The idea of developing a personal brand is definitely coming up more in conversation of late. A personal brand is a reference to the public perception of an individual’s identity. It includes how people perceive our personality or our associations with specific concepts/ideas.
There’s no doubt that people have a personal brand (whether one acknowledges it or not). People have branded you. This means that when people think of you, they think of specific attributes. In addition, when specific words or ideas come up in conversation, people may bring you up if they feel you embody a particular concept in discussion.
The common question I have been getting lately is “How do I develop my personal brand?”
Here’s my paradoxical answer: You can’t, but you can.
Here’s what I mean…
A personal brand is developed when there is more than one person involved. The concept of a brand implies that there is one perceiving the brand and one communicating or embodying it. This means that developing a personal brand requires more than just you.

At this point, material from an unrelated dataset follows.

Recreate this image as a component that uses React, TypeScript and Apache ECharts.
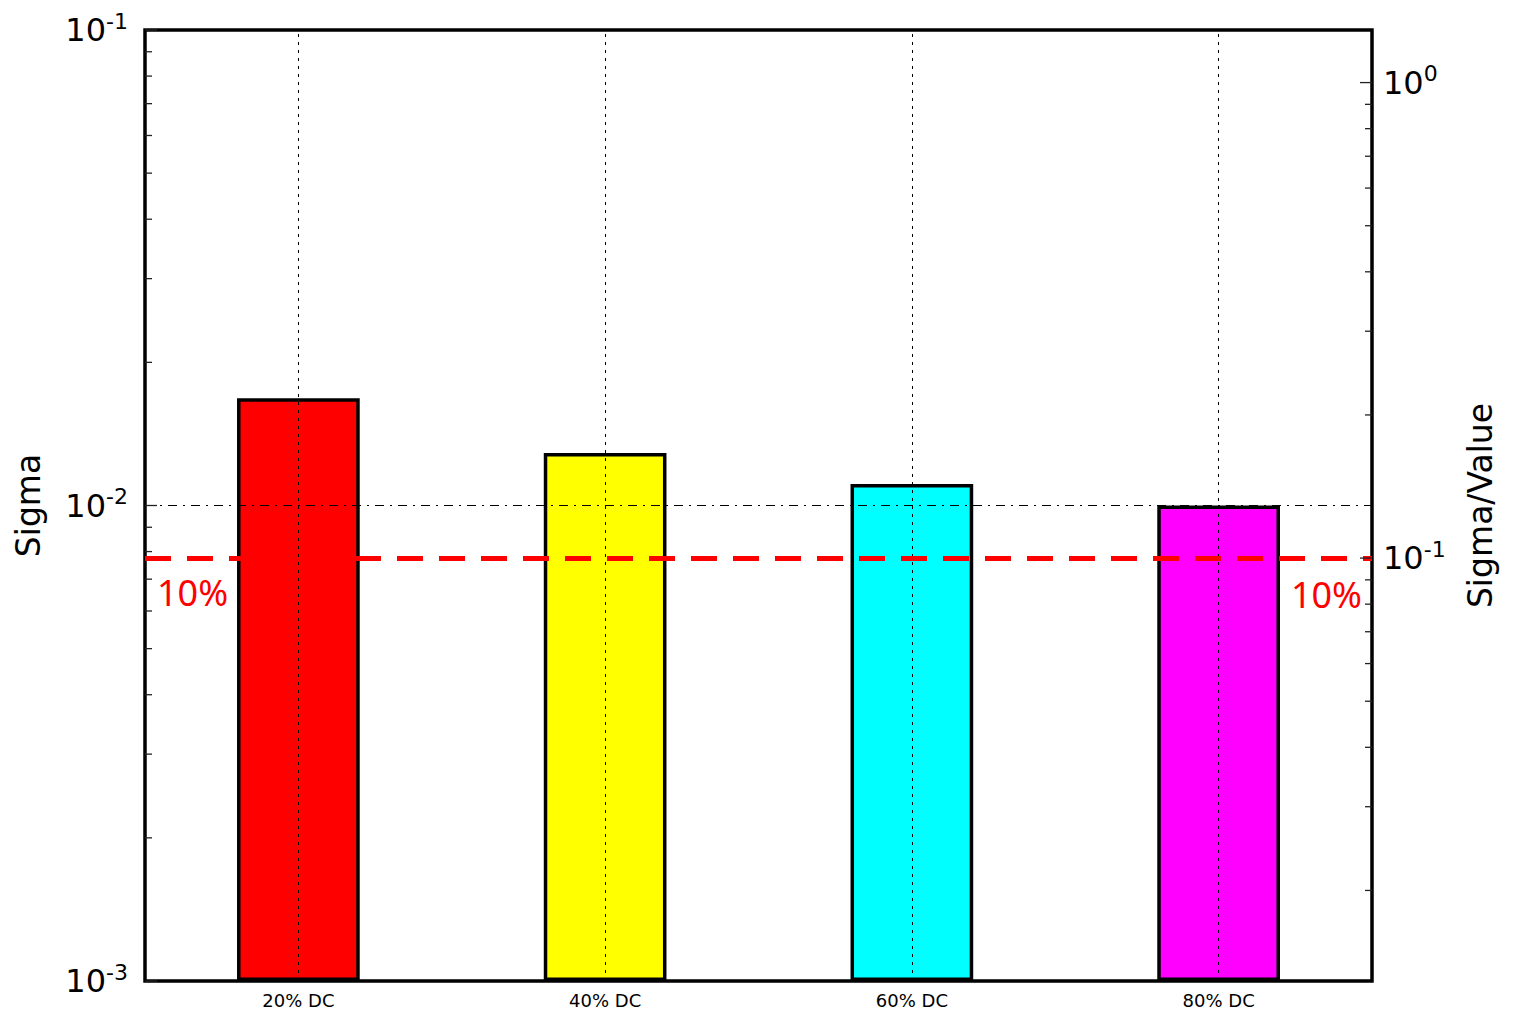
import React, { useEffect, useRef } from "react";
import * as echarts from "echarts";

// Duty-cycle categories and the measured sigma for each
const categories = ["20% DC", "40% DC", "60% DC", "80% DC"];
const sigmaValues = [0.0168, 0.0129, 0.0111, 0.01];
const barColors = ["#ff0000", "#ffff00", "#00ffff", "#ff00ff"];

// Axis ranges (left: sigma, right: sigma / value)
const sigmaRange = [0.001, 0.1];
const ratioRange = [0.0129, 1.29];

// Threshold on the sigma/value axis
const thresholdRatio = 0.1;
const thresholdLabel = "10%";

// Tick marks for both logarithmic axes (decades plus 2..9 minors)
const sigmaTicks = [
  0.001, 0.002, 0.003, 0.004, 0.005, 0.006, 0.007, 0.008, 0.009,
  0.01, 0.02, 0.03, 0.04, 0.05, 0.06, 0.07, 0.08, 0.09, 0.1,
];
const ratioTicks = [
  0.02, 0.03, 0.04, 0.05, 0.06, 0.07, 0.08, 0.09,
  0.1, 0.2, 0.3, 0.4, 0.5, 0.6, 0.7, 0.8, 0.9, 1,
];

const FONT = "DejaVu Sans";

const powerLabel = (v: number) => {
  const e = Math.log10(v);
  const r = Math.round(e);
  if (Math.abs(e - r) > 1e-6) return "";
  return `{b|10}{s|${r}}`;
};

const powerRich = {
  b: { fontSize: 32, fontFamily: FONT, color: "#000", lineHeight: 40 },
  s: { fontSize: 22, fontFamily: FONT, color: "#000", verticalAlign: "top" as const },
};

const tickRenderer =
  (side: "left" | "right") => (params: any, api: any) => {
    const v = api.value(1);
    const y = api.coord([0, v])[1];
    const cs = params.coordSys;
    const e = Math.log10(v);
    const major = Math.abs(e - Math.round(e)) < 1e-6;
    const len = major ? 12 : 7;
    const x0 = side === "left" ? cs.x : cs.x + cs.width;
    const x1 = side === "left" ? x0 + len : x0 - len;
    return {
      type: "line",
      shape: { x1: x0, y1: y, x2: x1, y2: y },
      style: { stroke: "#222", lineWidth: 1.3 },
    };
  };

export default function App() {
  const ref = useRef<HTMLDivElement>(null);

  useEffect(() => {
    if (!ref.current) return;
    const chart = echarts.init(ref.current, undefined, { renderer: "svg" });

    const option: any = {
      animation: false,
      backgroundColor: "#ffffff",
      grid: {
        left: 145,
        right: 150,
        top: 30,
        bottom: 30,
        show: true,
        borderColor: "#000",
        borderWidth: 3.5,
        backgroundColor: "transparent",
      },
      xAxis: {
        type: "category",
        data: categories,
        axisLine: { show: false },
        axisTick: { show: false },
        splitLine: { show: false },
        axisLabel: { fontSize: 18, fontFamily: FONT, color: "#000", margin: 10 },
      },
      yAxis: [
        {
          type: "log",
          logBase: 10,
          min: sigmaRange[0],
          max: sigmaRange[1],
          startValue: sigmaRange[0],
          position: "left",
          name: "Sigma",
          nameLocation: "middle",
          nameGap: 100,
          nameTextStyle: { fontSize: 33, fontFamily: FONT, color: "#000" },
          axisLine: { show: false },
          axisTick: { show: false },
          splitLine: { show: false },
          axisLabel: { formatter: powerLabel, rich: powerRich, margin: 17 },
        },
        {
          type: "log",
          logBase: 10,
          min: ratioRange[0],
          max: ratioRange[1],
          position: "right",
          name: "Sigma/Value",
          nameLocation: "middle",
          nameGap: 92,
          nameTextStyle: { fontSize: 33, fontFamily: FONT, color: "#000" },
          axisLine: { show: false },
          axisTick: { show: false },
          splitLine: { show: false },
          axisLabel: { formatter: powerLabel, rich: powerRich, margin: 11 },
        },
      ],
      series: [
        {
          type: "bar",
          yAxisIndex: 0,
          barWidth: "40%",
          data: sigmaValues.map((v, i) => ({
            value: v,
            itemStyle: { color: barColors[i] },
          })),
          itemStyle: { borderColor: "#000", borderWidth: 3.5 },
          markLine: {
            silent: true,
            symbol: "none",
            label: { show: false },
            lineStyle: { color: "#000", width: 1, type: [3, 5] },
            data: [
              ...categories.map((c) => ({ xAxis: c })),
              { yAxis: 0.01, lineStyle: { color: "#000", width: 1, type: [9, 6, 2, 6] } },
            ],
          },
        },
        {
          type: "line",
          yAxisIndex: 1,
          data: categories.map(() => null),
          symbol: "none",
          markLine: {
            silent: true,
            symbol: "none",
            lineStyle: { color: "#ff0000", width: 5, type: [26, 16] },
            label: {
              show: true,
              formatter: thresholdLabel,
              color: "#ff0000",
              fontSize: 36,
              fontFamily: "Noto Sans",
              distance: [12, 16],
            },
            data: [
              { yAxis: thresholdRatio, label: { position: "insideStartBottom" } },
              { yAxis: thresholdRatio, label: { position: "insideEndBottom", distance: [10, 18] } },
            ],
          },
        },
        {
          type: "custom",
          yAxisIndex: 0,
          clip: false,
          silent: true,
          data: sigmaTicks.map((v) => [0, v]),
          renderItem: tickRenderer("left"),
          z: 6,
        },
        {
          type: "custom",
          yAxisIndex: 1,
          clip: false,
          silent: true,
          data: ratioTicks.map((v) => [0, v]),
          renderItem: tickRenderer("right"),
          z: 6,
        },
      ],
    };

    chart.setOption(option);
    return () => chart.dispose();
  }, []);

  return (
    <div
      ref={ref}
      style={{ position: "fixed", left: 0, top: 0, width: 1522, height: 1011 }}
    />
  );
}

Therefore, I recommend that you take your focus from working on your brand to working on your work. Strong brands are created and sustained because of the quality of the work that is produced. In a day and age of Yelp, user-reviews, and blogs, a brand that does not produce quality will not survive.
I think too many people work way overboard in developing their brand without focusing enough on what they’re actually hoping to create. Take away the quality of work or your quality of life/character, and you will have a weak brand. At best, you will only possess hype. I often think of this equation:
Quality of Work x Quality of Life/Character = Brand
Want a strong personal brand? Keep producing the kind of work that people will appreciate and tell others about. Resist the urge to simply mass market yourself. If you do, you’ll just come across as just that…a self-consumed mass marketer (and you know how we all love those folks).
Branding is paradoxical. Platforming yourself won’t last. Focus on your work and allow others to develop your brand. Think of someone you would consider to be someone with a strong, positive personal brand. Why do they have it?